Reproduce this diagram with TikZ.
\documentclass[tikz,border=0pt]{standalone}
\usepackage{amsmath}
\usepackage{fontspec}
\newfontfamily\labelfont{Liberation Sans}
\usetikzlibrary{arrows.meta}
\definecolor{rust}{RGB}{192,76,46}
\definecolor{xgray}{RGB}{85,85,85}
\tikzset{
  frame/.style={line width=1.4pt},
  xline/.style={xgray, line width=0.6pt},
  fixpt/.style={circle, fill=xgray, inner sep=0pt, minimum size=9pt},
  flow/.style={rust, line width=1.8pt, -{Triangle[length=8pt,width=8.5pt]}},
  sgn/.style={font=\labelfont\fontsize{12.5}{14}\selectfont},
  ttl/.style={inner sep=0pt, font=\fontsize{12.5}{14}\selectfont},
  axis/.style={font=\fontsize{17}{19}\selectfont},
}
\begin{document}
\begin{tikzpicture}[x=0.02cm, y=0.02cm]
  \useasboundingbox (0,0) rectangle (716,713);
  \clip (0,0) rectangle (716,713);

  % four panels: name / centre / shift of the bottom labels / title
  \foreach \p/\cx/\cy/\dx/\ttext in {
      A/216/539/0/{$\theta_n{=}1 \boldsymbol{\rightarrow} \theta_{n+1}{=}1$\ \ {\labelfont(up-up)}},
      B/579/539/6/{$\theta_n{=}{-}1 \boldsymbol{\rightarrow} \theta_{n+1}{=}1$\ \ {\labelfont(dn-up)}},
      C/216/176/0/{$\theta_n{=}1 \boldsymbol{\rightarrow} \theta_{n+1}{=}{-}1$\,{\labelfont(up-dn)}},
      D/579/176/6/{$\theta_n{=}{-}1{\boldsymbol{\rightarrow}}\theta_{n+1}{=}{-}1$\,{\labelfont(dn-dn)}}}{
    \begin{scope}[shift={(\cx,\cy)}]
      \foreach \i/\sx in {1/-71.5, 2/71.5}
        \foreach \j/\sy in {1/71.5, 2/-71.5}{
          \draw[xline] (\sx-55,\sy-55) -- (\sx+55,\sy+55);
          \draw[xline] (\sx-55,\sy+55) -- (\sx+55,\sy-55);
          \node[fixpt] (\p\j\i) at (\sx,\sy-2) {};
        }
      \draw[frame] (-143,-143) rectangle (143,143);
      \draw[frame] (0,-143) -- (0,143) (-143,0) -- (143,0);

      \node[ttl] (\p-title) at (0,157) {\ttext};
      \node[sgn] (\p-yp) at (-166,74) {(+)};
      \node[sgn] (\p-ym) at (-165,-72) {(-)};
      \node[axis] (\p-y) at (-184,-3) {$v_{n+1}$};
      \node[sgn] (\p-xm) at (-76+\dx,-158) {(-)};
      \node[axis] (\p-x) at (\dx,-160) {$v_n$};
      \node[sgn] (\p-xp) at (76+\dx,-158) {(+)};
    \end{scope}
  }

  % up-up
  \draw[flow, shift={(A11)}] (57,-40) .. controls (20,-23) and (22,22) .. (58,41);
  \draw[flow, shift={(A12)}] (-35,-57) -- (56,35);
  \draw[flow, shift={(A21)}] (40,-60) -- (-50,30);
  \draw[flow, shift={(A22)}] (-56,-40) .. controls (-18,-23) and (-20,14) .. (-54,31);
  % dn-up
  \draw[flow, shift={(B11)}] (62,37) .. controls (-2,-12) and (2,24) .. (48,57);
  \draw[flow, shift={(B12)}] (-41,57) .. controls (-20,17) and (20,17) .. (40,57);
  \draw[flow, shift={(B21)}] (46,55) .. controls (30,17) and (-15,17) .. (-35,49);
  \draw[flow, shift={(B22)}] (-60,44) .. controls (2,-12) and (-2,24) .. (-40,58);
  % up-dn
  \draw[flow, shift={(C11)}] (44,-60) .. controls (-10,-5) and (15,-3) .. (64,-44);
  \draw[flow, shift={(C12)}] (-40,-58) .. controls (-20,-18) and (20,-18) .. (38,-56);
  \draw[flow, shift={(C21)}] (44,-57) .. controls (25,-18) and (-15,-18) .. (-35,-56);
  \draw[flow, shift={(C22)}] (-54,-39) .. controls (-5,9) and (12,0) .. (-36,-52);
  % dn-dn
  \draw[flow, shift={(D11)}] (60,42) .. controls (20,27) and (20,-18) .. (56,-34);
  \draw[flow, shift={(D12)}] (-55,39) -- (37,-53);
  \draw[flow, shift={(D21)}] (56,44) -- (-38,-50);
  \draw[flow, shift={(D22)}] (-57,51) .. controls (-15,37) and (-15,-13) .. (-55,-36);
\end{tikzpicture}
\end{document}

::::::

Set down the listing in full, keeping every word exactly as it is.

Written solution:
Reproduce this diagram with TikZ.
\documentclass[tikz,border=0pt]{standalone}
\usepackage{amsmath}
\usepackage{fontspec}
\newfontfamily\labelfont{Liberation Sans}
\usetikzlibrary{arrows.meta}
\definecolor{rust}{RGB}{192,76,46}
\definecolor{xgray}{RGB}{85,85,85}
\tikzset{
  frame/.style={line width=1.4pt},
  xline/.style={xgray, line width=0.6pt},
  fixpt/.style={circle, fill=xgray, inner sep=0pt, minimum size=9pt},
  flow/.style={rust, line width=1.8pt, -{Triangle[length=8pt,width=8.5pt]}},
  sgn/.style={font=\labelfont\fontsize{12.5}{14}\selectfont},
  ttl/.style={inner sep=0pt, font=\fontsize{12.5}{14}\selectfont},
  axis/.style={font=\fontsize{17}{19}\selectfont},
}
\begin{document}
\begin{tikzpicture}[x=0.02cm, y=0.02cm]
  \useasboundingbox (0,0) rectangle (716,713);
  \clip (0,0) rectangle (716,713);

  % four panels: name / centre / shift of the bottom labels / title
  \foreach \p/\cx/\cy/\dx/\ttext in {
      A/216/539/0/{$\theta_n{=}1 \boldsymbol{\rightarrow} \theta_{n+1}{=}1$\ \ {\labelfont(up-up)}},
      B/579/539/6/{$\theta_n{=}{-}1 \boldsymbol{\rightarrow} \theta_{n+1}{=}1$\ \ {\labelfont(dn-up)}},
      C/216/176/0/{$\theta_n{=}1 \boldsymbol{\rightarrow} \theta_{n+1}{=}{-}1$\,{\labelfont(up-dn)}},
      D/579/176/6/{$\theta_n{=}{-}1{\boldsymbol{\rightarrow}}\theta_{n+1}{=}{-}1$\,{\labelfont(dn-dn)}}}{
    \begin{scope}[shift={(\cx,\cy)}]
      \foreach \i/\sx in {1/-71.5, 2/71.5}
        \foreach \j/\sy in {1/71.5, 2/-71.5}{
          \draw[xline] (\sx-55,\sy-55) -- (\sx+55,\sy+55);
          \draw[xline] (\sx-55,\sy+55) -- (\sx+55,\sy-55);
          \node[fixpt] (\p\j\i) at (\sx,\sy-2) {};
        }
      \draw[frame] (-143,-143) rectangle (143,143);
      \draw[frame] (0,-143) -- (0,143) (-143,0) -- (143,0);

      \node[ttl] (\p-title) at (0,157) {\ttext};
      \node[sgn] (\p-yp) at (-166,74) {(+)};
      \node[sgn] (\p-ym) at (-165,-72) {(-)};
      \node[axis] (\p-y) at (-184,-3) {$v_{n+1}$};
      \node[sgn] (\p-xm) at (-76+\dx,-158) {(-)};
      \node[axis] (\p-x) at (\dx,-160) {$v_n$};
      \node[sgn] (\p-xp) at (76+\dx,-158) {(+)};
    \end{scope}
  }

  % up-up
  \draw[flow, shift={(A11)}] (57,-40) .. controls (20,-23) and (22,22) .. (58,41);
  \draw[flow, shift={(A12)}] (-35,-57) -- (56,35);
  \draw[flow, shift={(A21)}] (40,-60) -- (-50,30);
  \draw[flow, shift={(A22)}] (-56,-40) .. controls (-18,-23) and (-20,14) .. (-54,31);
  % dn-up
  \draw[flow, shift={(B11)}] (62,37) .. controls (-2,-12) and (2,24) .. (48,57);
  \draw[flow, shift={(B12)}] (-41,57) .. controls (-20,17) and (20,17) .. (40,57);
  \draw[flow, shift={(B21)}] (46,55) .. controls (30,17) and (-15,17) .. (-35,49);
  \draw[flow, shift={(B22)}] (-60,44) .. controls (2,-12) and (-2,24) .. (-40,58);
  % up-dn
  \draw[flow, shift={(C11)}] (44,-60) .. controls (-10,-5) and (15,-3) .. (64,-44);
  \draw[flow, shift={(C12)}] (-40,-58) .. controls (-20,-18) and (20,-18) .. (38,-56);
  \draw[flow, shift={(C21)}] (44,-57) .. controls (25,-18) and (-15,-18) .. (-35,-56);
  \draw[flow, shift={(C22)}] (-54,-39) .. controls (-5,9) and (12,0) .. (-36,-52);
  % dn-dn
  \draw[flow, shift={(D11)}] (60,42) .. controls (20,27) and (20,-18) .. (56,-34);
  \draw[flow, shift={(D12)}] (-55,39) -- (37,-53);
  \draw[flow, shift={(D21)}] (56,44) -- (-38,-50);
  \draw[flow, shift={(D22)}] (-57,51) .. controls (-15,37) and (-15,-13) .. (-55,-36);
\end{tikzpicture}
\end{document}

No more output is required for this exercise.